6. Focus on learning and less on method.
7. Ask the group to reflect on how the organization will portray its strategic plans to stakeholders, etc., who often expect the “mechanistic, linear” plan formats.
Appreciative inquiry (AI) is based on the assertion that what we define as problems may often be the result of personal perspectives and perceptions of phenomena. For example, if a certain priority is viewed as a problem, then the ability to effectively address the priority and continue to develop in our lives and work can be constrained.
AI is a philosophy so a variety of models, tools and techniques can be derived from it. For example, one AI-based approach to strategic planning includes identification of the best times during the best situations in the past in an organization, wishing and thinking about what worked best then, visioning what future the organization wants, and building from what worked best in order to work toward the vision. The approach has revolutionized many practices, including strategic planning and organization development. AI is done as a continuous four-step process as described at the link below.
Appreciative Inquiry Process
1. Discovery Phase. The core task in this phase is to appreciate the best of "what is" by focusing on peak moments of community excellence – when people experienced the community in its most alive and effective state. Participants seek to understand the unique conditions that made the high points possible. They deliberately choose not to analyze deficits, but rather systematically seek to isolate and learn from even the smallest victories. In the discovery phase, people share stories of exceptional accomplishments, discuss the core life-giving conditions of their community and deliberate upon the aspects of their history that they most value and want to enhance in the future.
2. Dream Phase. In the dream phase, people challenge the status quo by envisioning more valued and vital futures. This phase is both practical, in that it is grounded in the community's history, and generative, in that it seeks to expand the community's potential. Appreciative inquiry is different from other planning methods because its images of the future emerge from grounded examples of the positive past. Participants think great thoughts and create great possibilities for their community, then turn those thoughts into provocative propositions for themselves.
3. Design Phase. Participants create a strategy to carry out their provocative propositions. They do so by building a social architecture for their community that might, for example, re-define approaches to leadership, governance, participation or capacity building. As they compose strategies to achieve their provocative propositions, local people incorporate the qualities of community life that they want to protect, and the relationships that they want to achieve.
4. Destiny Phase.

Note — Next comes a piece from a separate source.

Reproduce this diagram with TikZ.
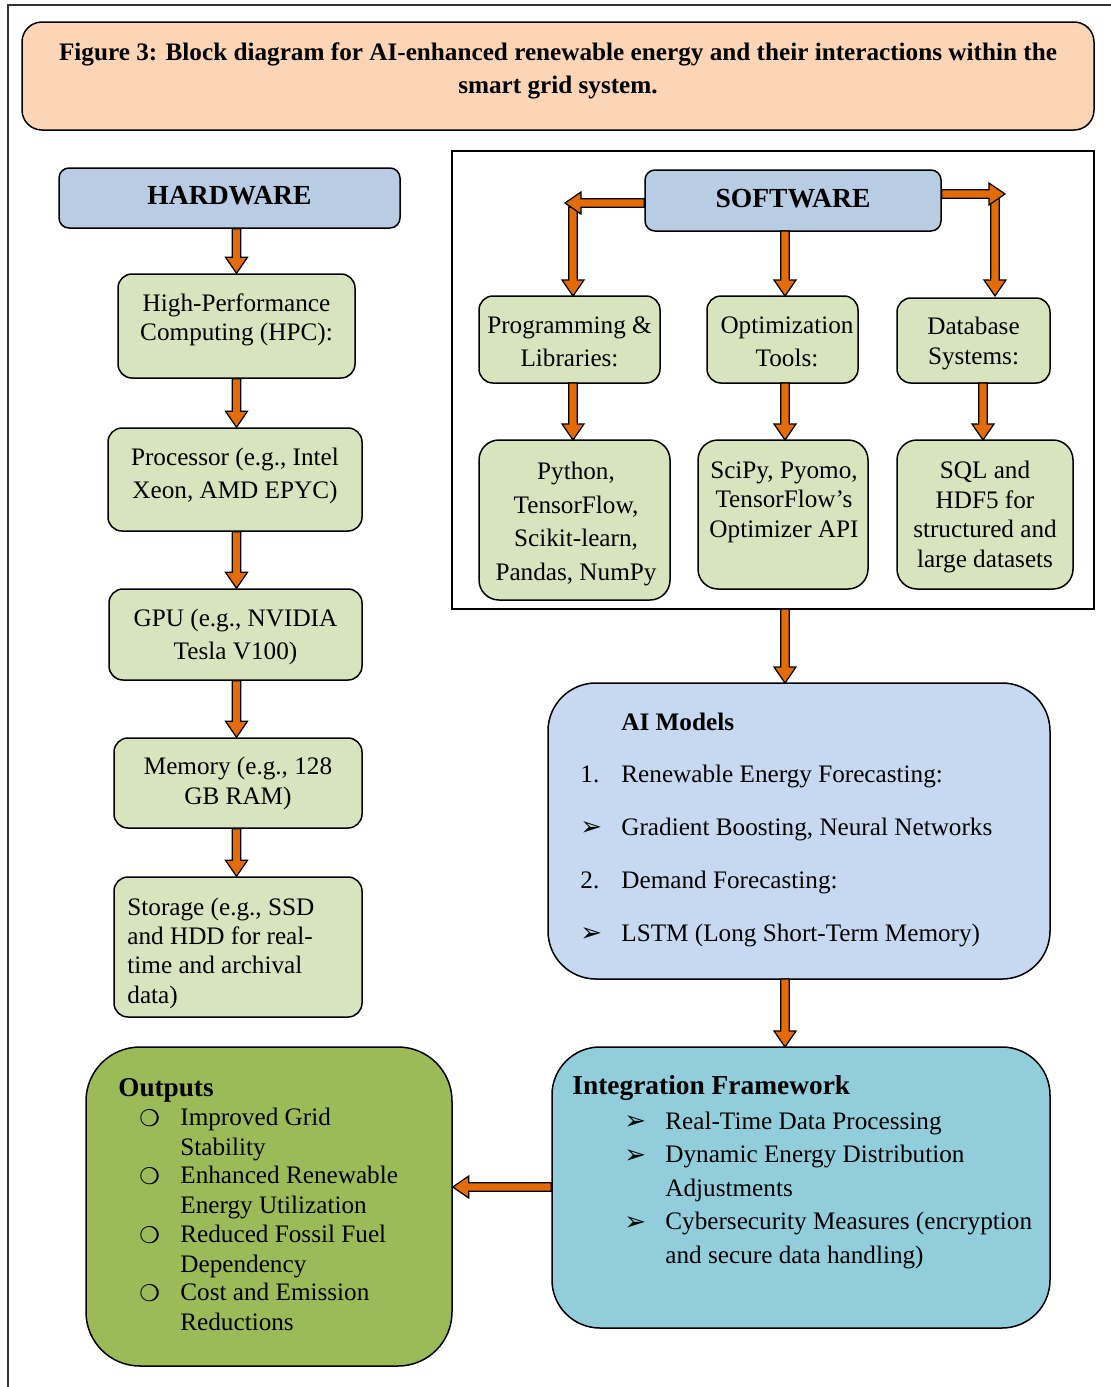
\documentclass[tikz,border=0pt]{standalone}
\usepackage{fontspec}
\setmainfont{Liberation Serif}
\newfontfamily\dingfont{DejaVu Sans}
\usetikzlibrary{calc}
\definecolor{peach}{HTML}{FBD5B5}
\definecolor{hwblue}{HTML}{B8CCE4}
\definecolor{lgreen}{HTML}{D7E4BD}
\definecolor{aiblue}{HTML}{C6D9F1}
\definecolor{intblue}{HTML}{92CDDC}
\definecolor{outgreen}{HTML}{9BBB59}
\definecolor{arrowor}{HTML}{E36C09}
\begin{document}
\begin{tikzpicture}[x=0.5pt,y=-0.5pt,
  box/.style={draw=black, line width=0.75pt, inner sep=0pt},
  sbox/.style={box, fill=lgreen, rounded corners=7pt},
  txt/.style={inner sep=0pt, font=\fontsize{12.6}{14.5}\selectfont, align=center, anchor=base},
  ltxt/.style={inner sep=0pt, font=\fontsize{12.6}{14.5}\selectfont, align=left, anchor=base west},
  ding/.style={inner sep=0pt, font=\dingfont\fontsize{13}{14}\selectfont, anchor=base west},
  odot/.style={inner sep=0pt, font=\dingfont\fontsize{11.5}{14}\selectfont, anchor=base west},
  fat/.style={fill=arrowor, draw=black, line width=0.6pt, line join=miter,
    to path={
      ($(\tikztostart)!2.1pt!90:(\tikztotarget)$)
      -- ($(\tikztotarget)!8pt!(\tikztostart)!2.1pt!90:(\tikztotarget)$)
      -- ($(\tikztotarget)!8pt!(\tikztostart)!5.5pt!90:(\tikztotarget)$)
      -- (\tikztotarget)
      -- ($(\tikztotarget)!8pt!(\tikztostart)!5.5pt!-90:(\tikztotarget)$)
      -- ($(\tikztotarget)!8pt!(\tikztostart)!2.1pt!-90:(\tikztotarget)$)
      -- ($(\tikztostart)!2.1pt!-90:(\tikztotarget)$)
      -- cycle}}
]
\useasboundingbox (0,0) rectangle (1111,1387);
% outer frame
\draw[line width=0.7pt, black!80] (8,1387) -- (8,5) -- (1111,5);

% title
\node[box, fill=peach, rounded corners=10pt, minimum width=536pt, minimum height=54pt] (title) at (558,76) {};
\node[txt, font=\bfseries\fontsize{12.6}{16.5}\selectfont] (titleT) at (558,93)
  {Figure 3: Block diagram for AI-enhanced renewable energy and their interactions within the\\smart grid system.};

% hardware column
\node[box, fill=hwblue, rounded corners=5pt, minimum width=170.5pt, minimum height=30pt] (hw) at (229.5,198) {};
\node[txt, font=\bfseries\fontsize{13.8}{15}\selectfont] (hwT) at (229.5,204) {HARDWARE};
\node[sbox, minimum width=118.5pt, minimum height=52pt] (hpc) at (236.5,326) {};
\node[txt] (hpcT) at (236.5,340) {High-Performance\\Computing (HPC):};
\node[sbox, minimum width=127pt, minimum height=51.5pt] (proc) at (235,479.5) {};
\node[txt, font=\fontsize{12.6}{16.5}\selectfont] (procT) at (235,498) {Processor (e.g., Intel\\Xeon, AMD EPYC)};
\node[sbox, minimum width=126.5pt, minimum height=45.5pt] (gpu) at (235.5,634.5) {};
\node[txt, font=\fontsize{12.6}{16.5}\selectfont] (gpuT) at (235.5,659) {GPU (e.g., NVIDIA\\Tesla V100)};
\node[sbox, minimum width=124pt, minimum height=45pt] (mem) at (238,783) {};
\node[txt, font=\fontsize{12.6}{15}\selectfont] (memT) at (238,804) {Memory (e.g., 128\\GB RAM)};
\node[sbox, minimum width=124pt, minimum height=70pt] (sto) at (238,947) {};
\node[ltxt, font=\fontsize{12.6}{14.6}\selectfont] (stoT) at (127,1003) {Storage (e.g., SSD\\and HDD for real-\\time and archival\\data)};

\path[fat] (hw.south -| hpc.north) to (hpc.north);
\path[fat] (hpc.south) to (hpc.south |- proc.north);
\path[fat] (hpc.south |- proc.south) to (hpc.south |- gpu.north);
\path[fat] (hpc.south |- gpu.south) to (hpc.south |- mem.north);
\path[fat] (hpc.south |- mem.south) to (hpc.south |- sto.north);

% software frame
\node[draw=black, line width=0.75pt, inner sep=0pt, minimum width=321pt, minimum height=229pt] (swf) at (773,380) {};
\node[box, fill=hwblue, rounded corners=5pt, minimum width=148pt, minimum height=30.5pt] (sw) at (793,200.5) {};
\node[txt, font=\bfseries\fontsize{13.8}{15}\selectfont] (swT) at (793,207) {SOFTWARE};

\node[sbox, minimum width=90.5pt, minimum height=43.5pt] (prog) at (569.5,339.5) {};
\node[txt, font=\fontsize{12.6}{16.5}\selectfont] (progT) at (569.5,366) {Programming \&\\Libraries:};
\node[sbox, minimum width=75.5pt, minimum height=43.5pt] (opt) at (782.5,339.5) {};
\node[txt, font=\fontsize{12.6}{16.5}\selectfont] (optT) at (787,366) {Optimization\\Tools:};
\node[sbox, minimum width=76.5pt, minimum height=42.5pt] (db) at (973.5,340.5) {};
\node[txt, font=\fontsize{12.6}{15}\selectfont] (dbT) at (973.5,364) {Database\\Systems:};

\node[sbox, rounded corners=10pt, minimum width=95.5pt, minimum height=80pt] (py) at (574.5,520) {};
\node[txt, font=\fontsize{12.6}{16.75}\selectfont] (pyT) at (576,580) {Python,\\TensorFlow,\\Scikit-learn,\\Pandas, NumPy};
\node[sbox, rounded corners=10pt, minimum width=85pt, minimum height=74.5pt] (sci) at (783,514.5) {};
\node[txt, font=\fontsize{12.6}{14.6}\selectfont] (sciT) at (784,537) {SciPy, Pyomo,\\TensorFlow’s\\Optimizer API};
\node[sbox, rounded corners=10pt, minimum width=88pt, minimum height=74.5pt] (sql) at (985,514.5) {};
\node[txt, font=\fontsize{12.6}{14.7}\selectfont] (sqlT) at (985,567) {SQL and\\HDF5 for\\structured and\\large datasets};

\coordinate (lt) at (565,203);
\coordinate (rt) at (1005,194);
\path[fat] (573,207) to (573,296);
\path[fat] (sw.west |- lt) to (lt);
\path[fat] (995,198) to (995,296);
\path[fat] (sw.east |- rt) to (rt);
\path[fat] (785,231) to (785,296);
\path[fat] (573,383) to (573,440);
\path[fat] (785,383) to (785,440);
\path[fat] (983,383) to (983,440);

% AI models
\node[box, fill=aiblue, rounded corners=24pt, minimum width=251pt, minimum height=148pt] (ai) at (799,831) {};
\node[ltxt, font=\bfseries\fontsize{12.6}{14.5}\selectfont] (aiT) at (621,730) {AI Models};
\node[ltxt] (ai1n) at (580,782) {1.};
\node[ltxt] (ai1) at (621,782) {Renewable Energy Forecasting:};
\node[ding] (ai2n) at (580,835) {➢};
\node[ltxt] (ai2) at (621,835) {Gradient Boosting, Neural Networks};
\node[ltxt] (ai3n) at (580,888) {2.};
\node[ltxt] (ai3) at (621,888) {Demand Forecasting:};
\node[ding] (ai4n) at (580,941) {➢};
\node[ltxt] (ai4) at (621,941) {LSTM (Long Short-Term Memory)};

\path[fat] (785,609) to (785,683);

% integration
\node[box, fill=intblue, rounded corners=24pt, minimum width=249pt, minimum height=140.5pt] (int) at (801,1187.5) {};
\node[ltxt, font=\bfseries\fontsize{13.7}{14.5}\selectfont] (intT) at (572,1094) {Integration Framework};
\node[ding] (in1n) at (624,1129) {➢};
\node[ltxt] (in1) at (665,1129) {Real-Time Data Processing};
\node[ding] (in2n) at (624,1163) {➢};
\node[ltxt, font=\fontsize{12.6}{16.75}\selectfont] (in2) at (665,1196) {Dynamic Energy Distribution\\Adjustments};
\node[ding] (in3n) at (624,1230) {➢};
\node[ltxt, font=\fontsize{12.6}{16.75}\selectfont] (in3) at (665,1263) {Cybersecurity Measures (encryption\\and secure data handling)};

\path[fat] (785,979) to (785,1047);

% outputs
\node[box, fill=outgreen, rounded corners=27pt, minimum width=183pt, minimum height=159.5pt] (out) at (269,1206.5) {};
\node[ltxt, font=\bfseries\fontsize{13.6}{14.5}\selectfont] (outT) at (118,1096) {Outputs};
\node[odot] (o1n) at (139,1126) {❍};
\node[ltxt, font=\fontsize{12.6}{14.6}\selectfont] (o1) at (180,1155) {Improved Grid\\Stability};
\node[odot] (o2n) at (139,1184) {❍};
\node[ltxt, font=\fontsize{12.6}{14.6}\selectfont] (o2) at (180,1213) {Enhanced Renewable\\Energy Utilization};
\node[odot] (o3n) at (139,1243) {❍};
\node[ltxt, font=\fontsize{12.6}{14.6}\selectfont] (o3) at (180,1272) {Reduced Fossil Fuel\\Dependency};
\node[odot] (o4n) at (139,1301) {❍};
\node[ltxt, font=\fontsize{12.6}{14.6}\selectfont] (o4) at (180,1330) {Cost and Emission\\Reductions};

\path[fat] (int.west |- 0,1187) to (out.east |- 0,1187);
\end{tikzpicture}
\end{document}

The final phase involves the delivery of new images of the future and is sustained by nurturing a collective sense of destiny. It is a time of continuous learning, adjustment and improvisation in the service of shared community ideals. The momentum and potential for innovation is high by this stage of the process. Because they share positive images of the future, everyone in a community re-aligns their work and co-creates the future.
Appreciative inquiry is a continual cycle. The destiny phase leads naturally to new discoveries of community strengths, beginning the process anew.